Tuesday, November 6, 2012

Movement in Italian Futurism: Video

link to new media explorations of sound and vision.
http://vimeo.com/user7421147

The title of these moving pictures at Vimeo, reference the modernist Italian art movement Futurism. For visual artists, a characteristic of Italian futurist painting and sculpture at the beginning of the 20th C, (the era of the avant gardes) was seeing industrial reality through speed.

On February 20th 1909, Filippo Tommaso Marinetti published the first Futurist Manifesto. In the same year, Henry Ford put into operation the first assembly line in his car factory in Detroit. Marinetti the influential literary leader of the Italian Futurists spoke of acceleration, speed, the cult of the machine: these were to be the values emphasized by his Futurist Manifesto.

Up until the late 19thC ,and the beginning of the 20th C, the horse and cart were the dominant means to view the visible word, you could say this was the period of agrarian blur as opposed to the new faster optical insight from cars and trains. So for the first time speed of movement became an optical phenomena to express though art, e.g. Balla's painting, Dog on a Leash, with its depiction of rapid shaking of the lead, and Boccioni's object sculpture Unique Forms of Continuity in Space- a representation of a blurred body moving through space. The term futurism offered an optimism of the machine age, the technological wonders of machinery both benign and violent.
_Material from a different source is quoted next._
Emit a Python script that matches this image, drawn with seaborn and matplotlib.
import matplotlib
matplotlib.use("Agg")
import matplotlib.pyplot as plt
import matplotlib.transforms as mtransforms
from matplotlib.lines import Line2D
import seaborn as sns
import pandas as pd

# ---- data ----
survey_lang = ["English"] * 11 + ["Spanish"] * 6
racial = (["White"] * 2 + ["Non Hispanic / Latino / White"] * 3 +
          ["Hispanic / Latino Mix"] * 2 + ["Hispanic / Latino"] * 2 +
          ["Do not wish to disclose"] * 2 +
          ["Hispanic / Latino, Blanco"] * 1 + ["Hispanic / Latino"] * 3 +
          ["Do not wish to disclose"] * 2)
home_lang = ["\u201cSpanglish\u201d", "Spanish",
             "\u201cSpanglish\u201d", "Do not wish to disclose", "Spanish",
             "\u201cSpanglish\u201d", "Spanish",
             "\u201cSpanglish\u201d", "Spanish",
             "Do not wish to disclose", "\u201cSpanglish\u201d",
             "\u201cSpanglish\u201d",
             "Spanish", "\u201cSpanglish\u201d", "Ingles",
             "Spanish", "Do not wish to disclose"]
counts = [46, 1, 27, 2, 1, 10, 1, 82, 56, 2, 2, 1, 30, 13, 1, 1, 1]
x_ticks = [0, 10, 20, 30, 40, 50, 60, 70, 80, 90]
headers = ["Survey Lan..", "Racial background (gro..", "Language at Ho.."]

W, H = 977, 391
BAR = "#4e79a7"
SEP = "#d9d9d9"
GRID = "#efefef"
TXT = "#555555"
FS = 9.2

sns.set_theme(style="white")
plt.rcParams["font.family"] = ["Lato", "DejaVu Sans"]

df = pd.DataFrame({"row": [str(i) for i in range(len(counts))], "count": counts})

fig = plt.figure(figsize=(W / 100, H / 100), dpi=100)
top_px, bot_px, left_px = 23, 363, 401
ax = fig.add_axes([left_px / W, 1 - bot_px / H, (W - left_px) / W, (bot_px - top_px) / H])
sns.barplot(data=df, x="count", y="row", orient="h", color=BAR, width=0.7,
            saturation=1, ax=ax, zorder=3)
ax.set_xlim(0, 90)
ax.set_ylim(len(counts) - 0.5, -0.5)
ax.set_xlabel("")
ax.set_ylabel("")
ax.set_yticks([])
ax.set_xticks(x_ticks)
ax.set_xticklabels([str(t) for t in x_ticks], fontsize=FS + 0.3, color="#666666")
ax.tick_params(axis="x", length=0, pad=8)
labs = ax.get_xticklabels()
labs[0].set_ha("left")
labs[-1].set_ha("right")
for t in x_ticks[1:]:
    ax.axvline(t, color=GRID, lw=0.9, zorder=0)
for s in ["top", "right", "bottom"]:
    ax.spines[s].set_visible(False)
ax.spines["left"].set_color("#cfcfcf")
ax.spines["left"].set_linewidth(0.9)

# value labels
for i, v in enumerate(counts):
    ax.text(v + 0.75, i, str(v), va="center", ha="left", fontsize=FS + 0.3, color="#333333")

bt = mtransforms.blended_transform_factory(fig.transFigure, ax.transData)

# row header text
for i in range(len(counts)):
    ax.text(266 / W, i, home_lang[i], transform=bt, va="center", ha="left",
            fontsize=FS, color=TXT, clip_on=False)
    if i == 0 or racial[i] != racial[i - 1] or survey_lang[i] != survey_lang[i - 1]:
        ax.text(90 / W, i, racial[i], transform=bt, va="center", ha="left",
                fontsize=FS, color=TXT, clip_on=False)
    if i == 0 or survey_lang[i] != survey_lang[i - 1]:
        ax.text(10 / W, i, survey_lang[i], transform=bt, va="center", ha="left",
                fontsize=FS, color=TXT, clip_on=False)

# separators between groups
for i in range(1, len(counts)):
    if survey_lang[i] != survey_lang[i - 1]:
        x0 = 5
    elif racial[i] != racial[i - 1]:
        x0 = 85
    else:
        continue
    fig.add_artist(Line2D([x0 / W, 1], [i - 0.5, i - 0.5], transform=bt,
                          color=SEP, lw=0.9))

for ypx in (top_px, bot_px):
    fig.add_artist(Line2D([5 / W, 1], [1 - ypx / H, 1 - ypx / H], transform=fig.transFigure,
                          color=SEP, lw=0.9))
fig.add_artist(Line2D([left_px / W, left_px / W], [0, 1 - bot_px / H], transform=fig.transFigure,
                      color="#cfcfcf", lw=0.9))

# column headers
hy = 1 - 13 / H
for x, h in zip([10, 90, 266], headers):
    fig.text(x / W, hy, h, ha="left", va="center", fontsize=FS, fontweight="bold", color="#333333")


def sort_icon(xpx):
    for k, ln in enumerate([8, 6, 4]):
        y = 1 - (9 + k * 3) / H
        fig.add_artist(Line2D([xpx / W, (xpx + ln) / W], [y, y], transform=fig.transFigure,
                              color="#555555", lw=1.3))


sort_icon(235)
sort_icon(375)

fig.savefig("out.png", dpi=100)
Today we could think of jet aviation vistas as a phenomena of space, speed and time. Having an aesthetic beauty of being gods looking down over the landscape as a graphic canvas in time constantly reformatting itself through the hyper speed of the jet engine makes for extraordinary visual wonder.

My explorations here at Vimeo are to that optimism of technological wonder, with digital technology and the ubiquitous phone camera. Always on hand to catch time, bodies and objects at various rates of speed. I have been taking still photography but since chancing upon the video function of the phone camera, it has led me into moving/still photos. These video images are like an extension of the single shot only moving, the paradox is engaging. Hope you find so too.